いかにイケメンでしっかりキャリアを築いているユアン・マクレガーでさえ、貧乏くじを引かされることもある…そんな教訓がこの映画の最大の教訓だったのかもしれません。

サヨナラ、サヨナラ、サヨナラ……。(もはや当ブログ開設当初以上に淀川長治が通じない時代であることに気付かずに意気揚々とサヨナラを連呼する男)

このシーンがイイ!

あんまり「ここいいシーンだなぁ」と思うようなシーンが出てこない映画なので難しいんですが…。

奥さんがキッチンでアレしてたところかなぁ。あそこで逆上したら台無しだな、と思ってたけど静かに流れて「そういう人だよね」ってなんかすごく納得しちゃって。

ココが○

真面目にちゃんと作ってるのは間違いないです。そこしか評価する場所がないのも悲しいんですが…。

ココが×

いくらなんでも抑揚がなさすぎるかなぁと。やっぱり終始暗いだけに「えっ、これどうなるの」みたいな惹きつけるものがないとしんどい。ひたすら賽の河原で石積んでる感じ。

MVA

割と誰でもいいっちゃいいんですが、この人かな。

ジェニファー・コネリー(ドーン・ドワイヤー・レヴォフ役)

主人公の奥さん。

物語を通して一番変わった人のような気がするんですが、その辺しっかり演じていたと思います。
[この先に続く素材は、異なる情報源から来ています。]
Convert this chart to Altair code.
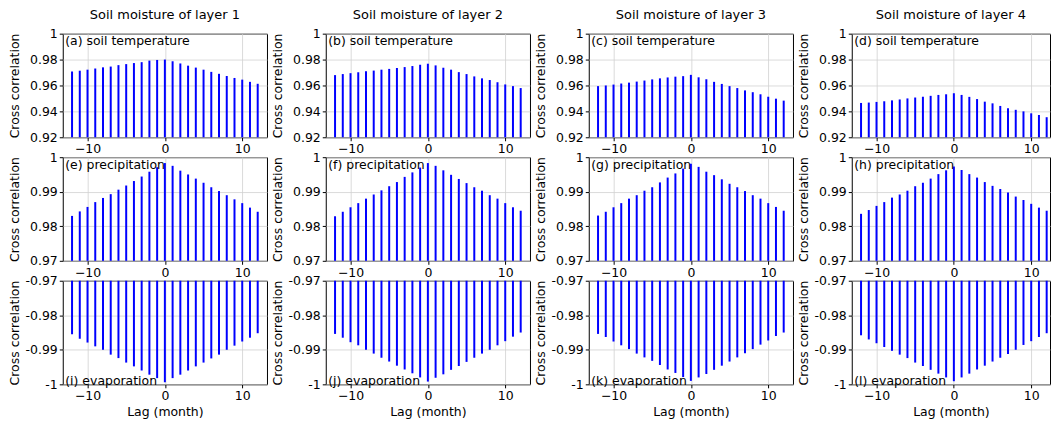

しっかり美人だし、でも不安定だし、いろいろ考えさせるタイプの人で。

結局シーモアはスタートの結婚が失敗だったんだろうか…いや人のせいにするのもよくないんですが。

ただこれを観て、ほんの少し「ゴーン・ガール」みというか、「独り身も悪くないのかもね」と悲しい笑顔を浮かべたのも事実です。